Extra: What is Udom Inoyo doing right?
By John Ntekim
One would wonder why the name of the Vice Chairman of Exxon Mobil affiliates in Nigeria, Mr. Udom Inoyo has been used frequently, particularly in the media for several years, yet, has never been mentioned in a scandalous circumstance, in a country where high-profile personalities in the public and private sectors, especially those who contribute to the political system in their home states like Inoyo has been doing since in the 90s, are often accused, indicted and sometimes convicted in cases of impropriety, usually underscored by greed and craze for flamboyance.

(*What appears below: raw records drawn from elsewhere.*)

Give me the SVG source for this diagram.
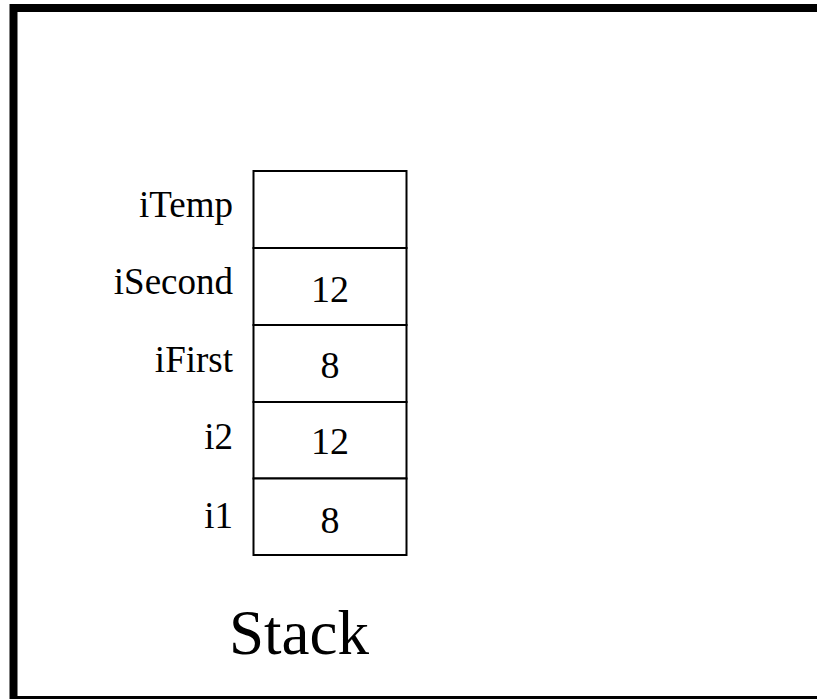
<svg xmlns="http://www.w3.org/2000/svg" width="817" height="699" viewBox="0 0 817 699">
<style>
.frame{fill:none;stroke:#000;stroke-width:8}
.cell{fill:#fff;stroke:#000;stroke-width:2}
.lbl{font-family:"Liberation Serif","Times New Roman",serif;font-size:37px;fill:#000;text-anchor:end}
.val{font-family:"Liberation Serif","Times New Roman",serif;font-size:38px;fill:#000;text-anchor:middle}
.title{font-family:"Liberation Serif","Times New Roman",serif;font-size:63px;fill:#000;text-anchor:middle}
</style>
<rect class="frame" x="13.5" y="8" width="820" height="692"/>
<g id="stack">
<g id="cell-iTemp"><rect class="cell" x="253.5" y="171" width="153" height="77"/><text class="lbl" x="233" y="217">iTemp</text></g>
<g id="cell-iSecond"><rect class="cell" x="253.5" y="248" width="153" height="77"/><text class="lbl" x="233" y="294">iSecond</text><text class="val" x="330" y="302">12</text></g>
<g id="cell-iFirst"><rect class="cell" x="253.5" y="325" width="153" height="77"/><text class="lbl" x="233" y="372">iFirst</text><text class="val" x="330" y="378">8</text></g>
<g id="cell-i2"><rect class="cell" x="253.5" y="402" width="153" height="76.5"/><text class="lbl" x="233" y="449">i2</text><text class="val" x="330" y="454">12</text></g>
<g id="cell-i1"><rect class="cell" x="253.5" y="478.5" width="153" height="76.5"/><text class="lbl" x="233" y="528">i1</text><text class="val" x="330" y="533">8</text></g>
</g>
<g id="connectors"/>
<text class="title" x="299" y="654">Stack</text>
</svg>
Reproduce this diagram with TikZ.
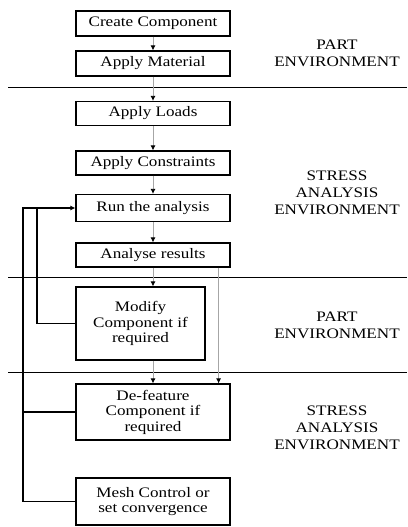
\documentclass[tikz,border=0pt]{standalone}
\usepackage{fontspec}
\setmainfont[FakeStretch=1.18]{Liberation Serif}
\usetikzlibrary{arrows.meta}
\begin{document}
\begin{tikzpicture}[x=1pt,y=-1pt,
  stepbox/.style={rectangle,draw,line width=1.2pt,minimum width=154pt,inner sep=1pt,align=center,font=\fontsize{14.5}{15.5}\selectfont},
  envlabel/.style={align=center,font=\fontsize{14.5}{17}\selectfont},
  flow/.style={draw=gray!70,line width=0.8pt,-{Latex[black,length=5pt,width=5pt]}},
  back/.style={line width=1.2pt},
  sep/.style={line width=1pt}]
\useasboundingbox (0,0) rectangle (407,527);
\node (create) at (153,23.5) [stepbox,minimum height=25pt] {Create Component};
\node (material) at (153,63.5) [stepbox,minimum height=25pt] {Apply Material};
\node (loads) at (153,113.5) [stepbox,minimum height=24pt] {Apply Loads};
\node (constraints) at (153,163) [stepbox,minimum height=24pt] {Apply Constraints};
\node (run) at (153,208) [stepbox,minimum height=27pt] {Run the analysis};
\node (analyse) at (153,255) [stepbox,minimum height=24pt] {Analyse results};
\node (modify) at (140.5,323.5) [stepbox,minimum width=129pt,minimum height=73pt] {Modify\\Component if\\required};
\node (defeature) at (153,412) [stepbox,minimum height=56pt] {De-feature\\Component if\\required};
\node (mesh) at (153,501.5) [stepbox,minimum height=47pt] {Mesh Control or\\set convergence};

\node (part1) at (337,53) [envlabel] {PART\\ENVIRONMENT};
\node (stress1) at (337,193) [envlabel] {STRESS\\ANALYSIS\\ENVIRONMENT};
\node (part2) at (337,325) [envlabel] {PART\\ENVIRONMENT};
\node (stress2) at (337,428) [envlabel] {STRESS\\ANALYSIS\\ENVIRONMENT};

\draw [sep] (8,87) -- (407,87);
\draw [sep] (8,277) -- (407,277);
\draw [sep] (8,372) -- (407,372);

\draw [flow] (create) -- (material);
\draw [flow] (material) -- (loads);
\draw [flow] (loads) -- (constraints);
\draw [flow] (constraints) -- (run);
\draw [flow] (run) -- (analyse);
\draw [flow] (analyse) -- (analyse |- modify.north);
\draw [flow] (defeature |- modify.south) -- (defeature);
\draw [flow] ([xshift=-12pt]analyse.south east) -- ([xshift=-12pt]analyse.south east |- defeature.north);

\coordinate (inner) at (37,208);
\coordinate (outer) at (23,208);
\draw [back] (modify.west) -| (inner);
\draw [back,-{Latex[length=5pt,width=5pt]}] (mesh.west) -| (outer) -- (run.west);
\draw [back] (defeature.west) -- (defeature.west -| outer);
\end{tikzpicture}
\end{document}
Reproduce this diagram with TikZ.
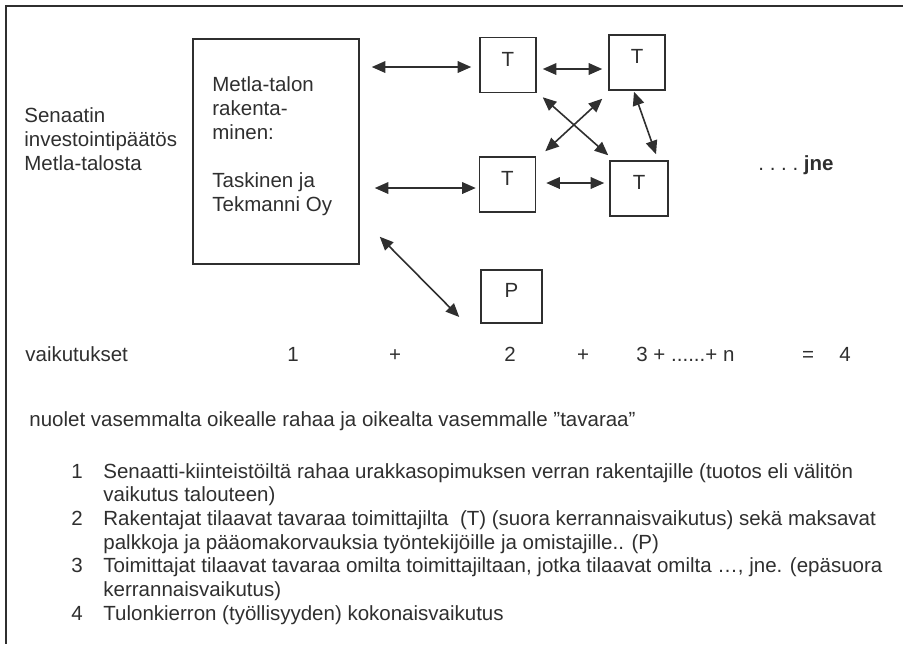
\documentclass[tikz,border=0pt]{standalone}
\usepackage{fontspec}
\setmainfont{Liberation Sans}
\usetikzlibrary{arrows.meta,calc}

\definecolor{ink}{HTML}{2F2F2F}
\newcommand\kirjain{\fontsize{10.25pt}{12pt}\selectfont}
\newcommand\listakirjain{\fontsize{10.25pt}{11.83pt}\selectfont}

\tikzset{
  txt/.style={inner sep=0pt, anchor=base west, align=left, font=\kirjain},
  num/.style={inner sep=0pt, anchor=base, font=\kirjain},
  box/.style={draw, line width=0.75pt, minimum width=28pt, minimum height=27.5pt,
    inner sep=0pt, text depth=6pt, font=\kirjain},
  dbl/.style={{Triangle[length=6.8pt,width=5.8pt]}-{Triangle[length=6.8pt,width=5.8pt]},
    line width=0.8pt},
}

\begin{document}
\begin{tikzpicture}[x=0.5pt, y=-0.5pt, color=ink, text=ink]
    \useasboundingbox (0,0) rectangle (903,644);

    % Kehys
    \draw[line width=1pt] (903,6) -- (6,6) -- (6,644);

    % Päätös ja rakentaja (base = viimeisen rivin perusviiva)
    \node[txt] (sen) at (24,170.5) {Senaatin\\investointipäätös\\Metla-talosta};
    \node[box, minimum width=83pt, minimum height=112.5pt] (big) at (276,151.5) {};
    \node[txt] (bigtxt) at (212,211.7) {Metla-talon\\rakenta-\\minen:\\[12pt]Taskinen ja\\Tekmanni Oy};

    % Toimittajat ja palkat
    \node[box] (t1) at (508,65) {T};
    \node[box] (t2) at (637,62.5) {T};
    \node[box] (t3) at (507.5,184.5) {T};
    \node[box, minimum width=29pt] (t4) at (639,188.5) {T};
    \node[box, minimum width=30.5pt, minimum height=26.5pt] (p) at (511.5,296.5) {P};
    \node[txt] (jne) at (758,170) {.\ .\ .\ .\ \textbf{jne}};

    % Nuolet
    \draw[dbl] ($(t1.west -| big.east)+(12,2)$) -- ($(t1.west)+(-8,2)$);
    \draw[dbl] ($(t3.west -| big.east)+(15,3.5)$) -- ($(t3.west)+(-3,3.5)$);
    \draw[dbl] ($(big.south east)+(20,-28)$) -- ($(p.west)+(-21,20.5)$);
    \draw[dbl] ($(t1.east)+(6,4)$) -- ($(t1.east -| t2.west)+(-6,4)$);
    \draw[dbl] ($(t3.east)+(10,-1.5)$) -- ($(t3.east -| t4.west)+(-5,-1.5)$);
    \draw[dbl] ($(t1.south east)+(6,4)$) -- ($(t4.north west)+(-1,-5)$);
    \draw[dbl] ($(t2.south west)+(-6,8)$) -- ($(t3.north east)+(9,-5)$);
    \draw[dbl] ($(t2.south)+(-3,1)$) -- ($(t4.north)+(17,-6)$);

    % Vaikutukset
    \node[txt] (vaik) at (25,361.5) {vaikutukset};
    \node[num] (s1) at (293,361.5) {1};
    \node[num] (plus1) at (395,361.5) {+};
    \node[num] (s2) at (510,361.5) {2};
    \node[num] (plus2) at (583,361.5) {+};
    \node[txt] (s3) at (636,361.5) {3 + ......+ n};
    \node[num] (eq) at (808,361.5) {=};
    \node[num] (s4) at (845,361.5) {4};

    \node[txt] (nuolet) at (29,426) {nuolet vasemmalta oikealle rahaa ja oikealta vasemmalle ”tavaraa”};

    % Selitykset
    \node[txt] (k1) at (71,478) {1};
    \node[txt, font=\listakirjain] (e1) at (103,501.7) {Senaatti-kiinteistöiltä rahaa urakkasopimuksen verran rakentajille (tuotos eli välitön\\vaikutus talouteen)};
    \node[txt] (k2) at (71,525.3) {2};
    \node[txt, font=\listakirjain] (e2) at (103,549) {Rakentajat tilaavat tavaraa toimittajilta\ \ (T) (suora kerrannaisvaikutus) sekä maksavat\\palkkoja ja pääomakorvauksia työntekijöille ja omistajille.. (P)};
    \node[txt] (k3) at (71,572.7) {3};
    \node[txt, font=\listakirjain] (e3) at (103,596.3) {Toimittajat tilaavat tavaraa omilta toimittajiltaan, jotka tilaavat omilta …, jne. (epäsuora\\kerrannaisvaikutus)};
    \node[txt] (k4) at (71,620) {4};
    \node[txt] (e4) at (103,620) {Tulonkierron (työllisyyden) kokonaisvaikutus};
\end{tikzpicture}
\end{document}
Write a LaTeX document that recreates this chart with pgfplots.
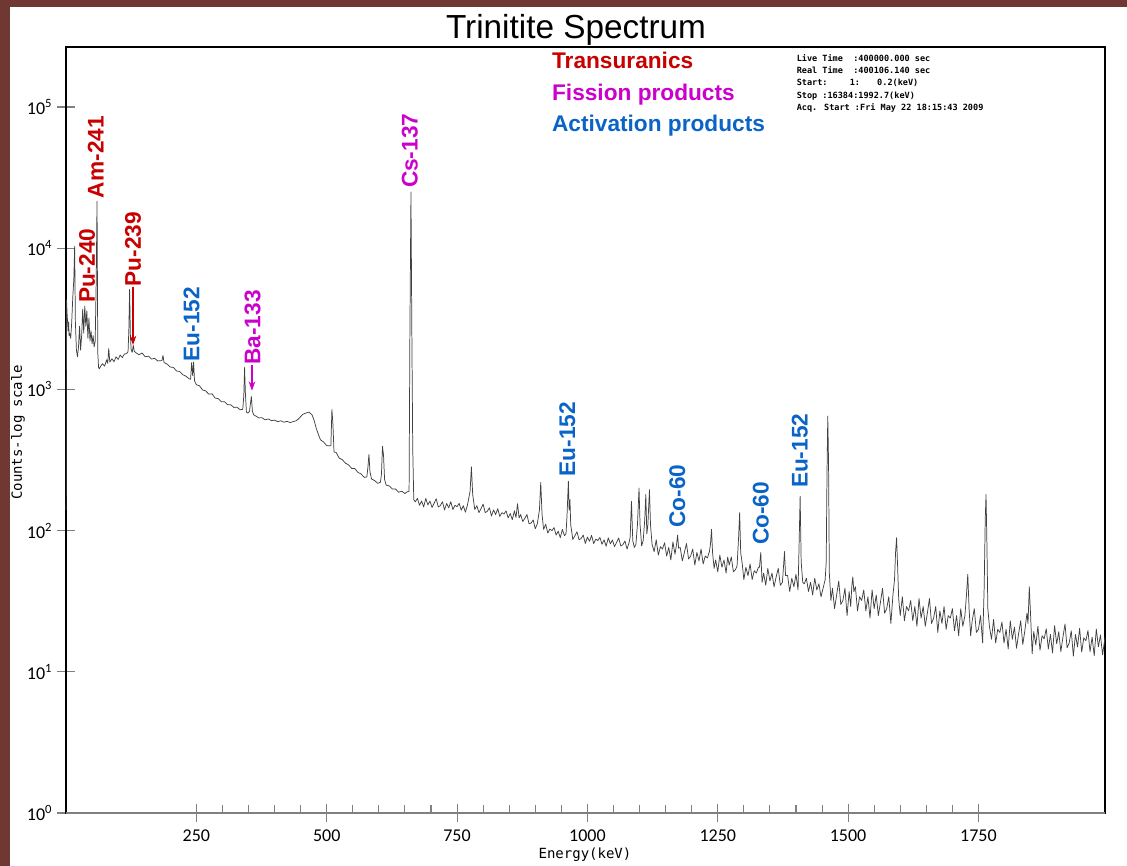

It is either he is doing what most people are not doing, or he is doing what most people are doing differently. Whichever way, the implication here is that he must be paying attention to his reputation and he knows contentment.
Exxon Mobil, one of the biggest oil and gas companies in the world, is known for high level of discipline and strict supervision its personnel are faced with. This gives insight into the amount of prudence and self regulation expected of persons in the upper echelon of such a reputable firm. Obviously, the Nsit Ubium born lawyer, Inoyo is making good representation of his state and country.
Also, in our space which is occupied largely by many rich or/and successful people who display overbearing arrogance and huffiness, live lavishly and extravagantly, Mr. Udom Inoyo appears a complete departure from the par. Those who know him closely describe him as one honest, levelheaded, deeply intelligent, soft-spoken and courageous individual, who exhibits unfeigned humility and simplicity. Moreso, a senior citizen of his local government area of origin recently explained that Udom’s social status does not account for the respect he commands, rather his modesty and contagious sense of morality do.
A young university student who had a phone conversation with him for the first time has narrated how Udom Inoyo’s sense of humour and attentiveness suddenly made him confident enough to sustain a long phone conversation, notwithstanding unfamiliarity, age and class difference.
From my evaluation, Mr. Udom Inoyo shares a few personal attributes like Kennet Kaunda, including calmness and humility with another Akwa Ibom born billionaire oil and gas entrepreneur, Mr. Akanimo Udofia, who always turns out in well-cut suits like Mr. Inoyo. ‘AK47’ as fondly called is CEO/Managing Director of Desicon Engineering Ltd. Both men have had their names endlessly reoccur in public domain for decades, without being involved in derogatory nor scandalous reports. This is suggestive of an affinity between pride and infamy. Thus, their lifestyles keep them above the fray of image management in the media, for they have got no question marks added to their nomenclatures.
Udofia and Inoyo are like two peas in a pod. The duo have shown that their personal achievements and financial strengths are not licences for them to recede from the virtues of integrity, modesty and simplicity.
Inoyo it is who has through his brainchild, the Inoyo Toro Foundation, invested unceasingly in the education of Akwa Ibom children, made orphans and widows smile, sponsored human resource development programmes for hundreds of young people and encouraged growth of SMEs to eradicate poverty, without the usual noisy fanfare, hype and self-glorification often adopted by attention seekers in this clime. Story of his contributions to community and humanitarian services would make topic for subsequent examination and publication.
However, it is heartening sometimes to recall that men in the mould of Udom Inoyo still exist, mixing excellence with humanness and opulence with simplicity, in a world where luxury, self-esteem and flamboyance seem overwhelming.
Pride goes before a fall and meekness often results in exaltation. Nature is so rigid that nothing can defy its ravages, not money, not fame. In the words of Mother Teresa, “If you are humble nothing will touch you, neither praise nor disgrace, because you know what you are.”
Verged on less attention to self importance, Mr. Inoyo’s modesty is a lesson to other ‘big men’, on the moderateness associated with fortune and the gentility and that comes with real strength. Maybe this is where Barr. Udom Inoyo is getting it right. Little wonder he always has his name and fame going ahead of him.
By the way, could it be that Inoyo’s undented name and image have lasted this long only because he has never ran for a public office in Nigeria? Is it conspicuously true that even good men loose their reputations to politics of mudslinging and character assassination in Nigeria, following the desperation of their opponents? Could this be why many successful professionals and entrepreneurs shy away from the game of politics? If this impression about our polity is anything to go by, to whose advantage and at whose expense is such detestable practice? Can there ever be an end to it? Maybe we should answer these questions individually and keep the responses to ourselves.
My interest in this literary communion is to remind readers that good men still exist silently.
John Ntekim is an Uyo based public affairs analyst.